Stored items
----------------------------------------
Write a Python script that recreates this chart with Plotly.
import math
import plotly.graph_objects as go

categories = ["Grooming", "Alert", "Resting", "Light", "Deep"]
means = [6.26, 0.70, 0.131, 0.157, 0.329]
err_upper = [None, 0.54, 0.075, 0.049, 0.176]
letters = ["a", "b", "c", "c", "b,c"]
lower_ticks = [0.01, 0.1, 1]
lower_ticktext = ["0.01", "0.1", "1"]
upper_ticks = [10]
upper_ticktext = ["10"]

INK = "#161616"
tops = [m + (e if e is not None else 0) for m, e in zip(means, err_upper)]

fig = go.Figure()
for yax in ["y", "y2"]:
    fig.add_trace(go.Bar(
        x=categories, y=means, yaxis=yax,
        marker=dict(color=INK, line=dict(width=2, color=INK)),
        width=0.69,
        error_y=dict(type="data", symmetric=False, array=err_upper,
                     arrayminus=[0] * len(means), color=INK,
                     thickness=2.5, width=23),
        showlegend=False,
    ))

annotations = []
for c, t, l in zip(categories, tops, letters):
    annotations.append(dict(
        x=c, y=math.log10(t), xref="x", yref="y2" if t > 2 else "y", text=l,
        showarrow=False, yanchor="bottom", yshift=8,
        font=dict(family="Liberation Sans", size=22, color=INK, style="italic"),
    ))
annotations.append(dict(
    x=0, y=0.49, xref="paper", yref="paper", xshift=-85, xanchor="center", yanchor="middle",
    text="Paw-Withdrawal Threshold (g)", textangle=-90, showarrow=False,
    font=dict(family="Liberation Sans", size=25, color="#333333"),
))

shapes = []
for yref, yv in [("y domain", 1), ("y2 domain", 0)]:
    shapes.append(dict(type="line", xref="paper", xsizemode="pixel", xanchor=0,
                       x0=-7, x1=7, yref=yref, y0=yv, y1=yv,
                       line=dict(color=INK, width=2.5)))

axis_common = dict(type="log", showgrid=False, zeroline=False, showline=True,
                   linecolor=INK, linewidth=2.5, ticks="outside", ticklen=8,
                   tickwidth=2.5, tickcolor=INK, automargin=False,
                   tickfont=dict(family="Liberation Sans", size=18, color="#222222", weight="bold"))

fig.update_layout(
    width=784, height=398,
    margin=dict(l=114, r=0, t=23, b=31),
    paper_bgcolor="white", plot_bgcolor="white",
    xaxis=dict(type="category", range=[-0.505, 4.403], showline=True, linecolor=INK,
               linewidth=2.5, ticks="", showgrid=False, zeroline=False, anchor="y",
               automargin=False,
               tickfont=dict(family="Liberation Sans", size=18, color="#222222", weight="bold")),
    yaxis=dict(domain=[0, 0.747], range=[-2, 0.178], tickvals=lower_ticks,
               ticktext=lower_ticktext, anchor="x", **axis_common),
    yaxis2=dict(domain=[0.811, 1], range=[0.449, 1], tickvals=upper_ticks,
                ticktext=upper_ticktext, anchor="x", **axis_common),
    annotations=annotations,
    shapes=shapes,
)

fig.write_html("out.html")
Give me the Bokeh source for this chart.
----------------------------------------
REQUIREMENT. Set down the material above again, word for word.

WRITTEN ANSWER.
Write a Python script that recreates this chart with Plotly.
import math
import plotly.graph_objects as go

categories = ["Grooming", "Alert", "Resting", "Light", "Deep"]
means = [6.26, 0.70, 0.131, 0.157, 0.329]
err_upper = [None, 0.54, 0.075, 0.049, 0.176]
letters = ["a", "b", "c", "c", "b,c"]
lower_ticks = [0.01, 0.1, 1]
lower_ticktext = ["0.01", "0.1", "1"]
upper_ticks = [10]
upper_ticktext = ["10"]

INK = "#161616"
tops = [m + (e if e is not None else 0) for m, e in zip(means, err_upper)]

fig = go.Figure()
for yax in ["y", "y2"]:
    fig.add_trace(go.Bar(
        x=categories, y=means, yaxis=yax,
        marker=dict(color=INK, line=dict(width=2, color=INK)),
        width=0.69,
        error_y=dict(type="data", symmetric=False, array=err_upper,
                     arrayminus=[0] * len(means), color=INK,
                     thickness=2.5, width=23),
        showlegend=False,
    ))

annotations = []
for c, t, l in zip(categories, tops, letters):
    annotations.append(dict(
        x=c, y=math.log10(t), xref="x", yref="y2" if t > 2 else "y", text=l,
        showarrow=False, yanchor="bottom", yshift=8,
        font=dict(family="Liberation Sans", size=22, color=INK, style="italic"),
    ))
annotations.append(dict(
    x=0, y=0.49, xref="paper", yref="paper", xshift=-85, xanchor="center", yanchor="middle",
    text="Paw-Withdrawal Threshold (g)", textangle=-90, showarrow=False,
    font=dict(family="Liberation Sans", size=25, color="#333333"),
))

shapes = []
for yref, yv in [("y domain", 1), ("y2 domain", 0)]:
    shapes.append(dict(type="line", xref="paper", xsizemode="pixel", xanchor=0,
                       x0=-7, x1=7, yref=yref, y0=yv, y1=yv,
                       line=dict(color=INK, width=2.5)))

axis_common = dict(type="log", showgrid=False, zeroline=False, showline=True,
                   linecolor=INK, linewidth=2.5, ticks="outside", ticklen=8,
                   tickwidth=2.5, tickcolor=INK, automargin=False,
                   tickfont=dict(family="Liberation Sans", size=18, color="#222222", weight="bold"))

fig.update_layout(
    width=784, height=398,
    margin=dict(l=114, r=0, t=23, b=31),
    paper_bgcolor="white", plot_bgcolor="white",
    xaxis=dict(type="category", range=[-0.505, 4.403], showline=True, linecolor=INK,
               linewidth=2.5, ticks="", showgrid=False, zeroline=False, anchor="y",
               automargin=False,
               tickfont=dict(family="Liberation Sans", size=18, color="#222222", weight="bold")),
    yaxis=dict(domain=[0, 0.747], range=[-2, 0.178], tickvals=lower_ticks,
               ticktext=lower_ticktext, anchor="x", **axis_common),
    yaxis2=dict(domain=[0.811, 1], range=[0.449, 1], tickvals=upper_ticks,
                ticktext=upper_ticktext, anchor="x", **axis_common),
    annotations=annotations,
    shapes=shapes,
)

fig.write_html("out.html")
Give me the Bokeh source for this chart.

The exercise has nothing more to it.